As duas últimas decisões de concessão foram revertidas pelo governo seguinte. Não incluí aqui expressamente o caso da concessão da ANA, cujos contornos só agora foram conhecidos totalmente em toda a sua extensão, e da venda da TAP.

Pior – e volto a lembrar que sou nacionalista quanto baste – foi esta gente se ter encostado aos poderes europeus e se ter deixado arregimentar na frente contra a Grécia.

 

Notas

(i) António Barreto visto como sendo inimigo da Reforma Agrária. Integraria as listas da AD como candidato do Movimento Reformador.

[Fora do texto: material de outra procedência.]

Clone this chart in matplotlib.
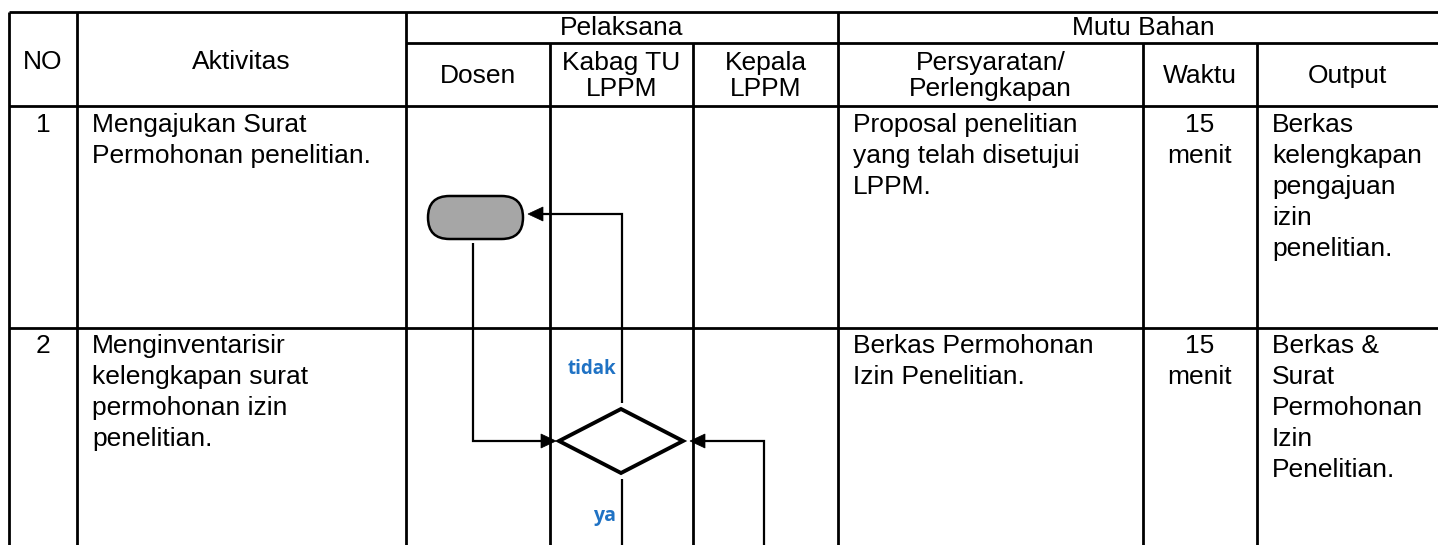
import matplotlib
matplotlib.use("Agg")
import matplotlib.pyplot as plt
from matplotlib.patches import FancyBboxPatch, Polygon

# ---------------- data ----------------
header_top = ["NO", "Aktivitas", "Pelaksana", "Mutu Bahan"]
pelaksana_cols = ["Dosen", "Kabag TU\nLPPM", "Kepala\nLPPM"]
mutu_cols = ["Persyaratan/\nPerlengkapan", "Waktu", "Output"]

row_numbers = ["1", "2"]
aktivitas = [
    ["Mengajukan Surat", "Permohonan penelitian."],
    ["Menginventarisir", "kelengkapan surat", "permohonan izin", "penelitian."],
]
persyaratan = [
    ["Proposal penelitian", "yang telah disetujui", "LPPM."],
    ["Berkas Permohonan", "Izin Penelitian."],
]
waktu = [["15", "menit"], ["15", "menit"]]
output = [
    ["Berkas", "kelengkapan", "pengajuan", "izin", "penelitian."],
    ["Berkas &", "Surat", "Permohonan", "Izin", "Penelitian."],
]
decision_labels = ["tidak", "ya"]

# ---------------- layout ----------------
W, H = 1438, 545
fig = plt.figure(figsize=(W / 100, H / 100), dpi=100)
ax = fig.add_axes([0, 0, 1, 1])
ax.set_xlim(0, W)
ax.set_ylim(H, 0)
ax.axis("off")

FONT = "Liberation Sans"
FS = 19  # pt
LW = 2.0
xs = [9, 77, 406, 550, 693, 838, 1143, 1257, 1448]
y_top, y_sub, y_head, y_r1 = 12, 43, 106, 328
y_bot = H + 5

def hline(y, x0, x1, lw=LW):
    ax.plot([x0, x1], [y, y], color="black", lw=lw, solid_capstyle="butt")

def vline(x, y0, y1, lw=LW):
    ax.plot([x, x], [y0, y1], color="black", lw=lw, solid_capstyle="butt")

# table grid
hline(y_top, xs[0], xs[-1])
hline(y_sub, xs[2], xs[-1])
hline(y_head, xs[0], xs[-1])
hline(y_r1, xs[0], xs[-1])
for i, x in enumerate(xs):
    if i in (3, 4, 6, 7):
        vline(x, y_sub, y_bot)
    else:
        vline(x, y_top, y_bot)

def ctext(x, y, s):
    ax.text(x, y, s, ha="center", va="center", fontsize=FS, family=FONT,
            linespacing=1.15)

# headers
ctext((xs[0] + xs[1]) / 2, 62, header_top[0])
ctext((xs[1] + xs[2]) / 2, 62, header_top[1])
ctext((xs[2] + xs[5]) / 2, 28, header_top[2])
ctext((xs[5] + xs[8]) / 2, 28, header_top[3])
sub_x = [(xs[2] + xs[3]) / 2, (xs[3] + xs[4]) / 2, (xs[4] + xs[5]) / 2,
         (xs[5] + xs[6]) / 2, (xs[6] + xs[7]) / 2, (xs[7] + xs[8]) / 2 - 5]
for xc, s in zip(sub_x, pelaksana_cols + mutu_cols):
    ctext(xc, 76, s)

# body text
LS = 31
row_base = [132, 353]

def lines(x, y0, items, ha="left"):
    for k, s in enumerate(items):
        ax.text(x, y0 + k * LS, s, ha=ha, va="baseline", fontsize=FS,
                family=FONT)

for r in range(2):
    b = row_base[r]
    lines((xs[0] + xs[1]) / 2, b, [row_numbers[r]], ha="center")
    lines(xs[1] + 15, b, aktivitas[r])
    lines(xs[5] + 15, b, persyaratan[r])
    lines((xs[6] + xs[7]) / 2, b, waktu[r], ha="center")
    lines(xs[7] + 15, b, output[r])

# ---------------- flowchart ----------------
FLW = 1.6

def arrow_head(tip_x, tip_y, direction):
    L, hw = 15, 7
    if direction == "left":
        pts = [(tip_x, tip_y), (tip_x + L, tip_y - hw), (tip_x + L, tip_y + hw)]
    else:
        pts = [(tip_x, tip_y), (tip_x - L, tip_y - hw), (tip_x - L, tip_y + hw)]
    ax.add_patch(Polygon(pts, closed=True, facecolor="black",
                         edgecolor="black", lw=0.5, zorder=5))

def path(xy, lw=FLW):
    ax.plot([p[0] for p in xy], [p[1] for p in xy], color="black", lw=lw,
            solid_joinstyle="miter", solid_capstyle="butt", zorder=4)

# terminator
tx0, tx1, ty0, ty1 = 428, 523, 196, 239
ax.add_patch(FancyBboxPatch((tx0, ty0), tx1 - tx0, ty1 - ty0,
                            boxstyle="round,pad=0,rounding_size=21.5",
                            facecolor="#a6a6a6", edgecolor="black", lw=1.8,
                            zorder=4))

# diamond
dcx, dcy, dhw, dhh = 621, 441, 62, 32
ax.add_patch(Polygon([(dcx - dhw, dcy), (dcx, dcy - dhh), (dcx + dhw, dcy),
                      (dcx, dcy + dhh)], closed=True, facecolor="white",
                     edgecolor="black", lw=2.8, joinstyle="miter", zorder=4))

# tidak: from diamond top up and back to terminator
path([(622, 403), (622, 214), (542, 214)])
arrow_head(528, 214, "left")
# terminator to diamond
path([(473, 243), (473, 441), (542, 441)])
arrow_head(556, 441, "right")
# ya: diamond bottom downward
path([(622, 479), (622, H + 5)])
# return from Kepala LPPM
path([(764, H + 5), (764, 441), (704, 441)])
arrow_head(690, 441, "left")

blue = "#1f72c4"
ax.text(592, 369, decision_labels[0], ha="center", va="center", fontsize=13.5,
        family="Open Sans", fontweight="bold", color=blue)
ax.text(605, 516, decision_labels[1], ha="center", va="center", fontsize=14,
        family="Open Sans", fontweight="bold", color=blue)

fig.savefig("out.png", dpi=100, facecolor="white")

(ii) Sendo Presidente da República Ramalho Eanes.

(iii) Assinalados por Juan Mozzicafreddo.

(iv) Com Santana Lopes no seu efémero Governo, a propor um abrandamento do ritmo.

(v) Como orador interveio também Fernando Nobre, que haveria de concorrer a Presidente da Republica e a deputado por lista de Passos Coelho, renunciando ao mandato quando este não conseguiu fazê-lo eleger presidente do Parlamento.

(vi) Na conferência de Pedro Lains a que aludo a seguir este investigador afirmou que foi a Alemanha a sugerir o convite ao FMI.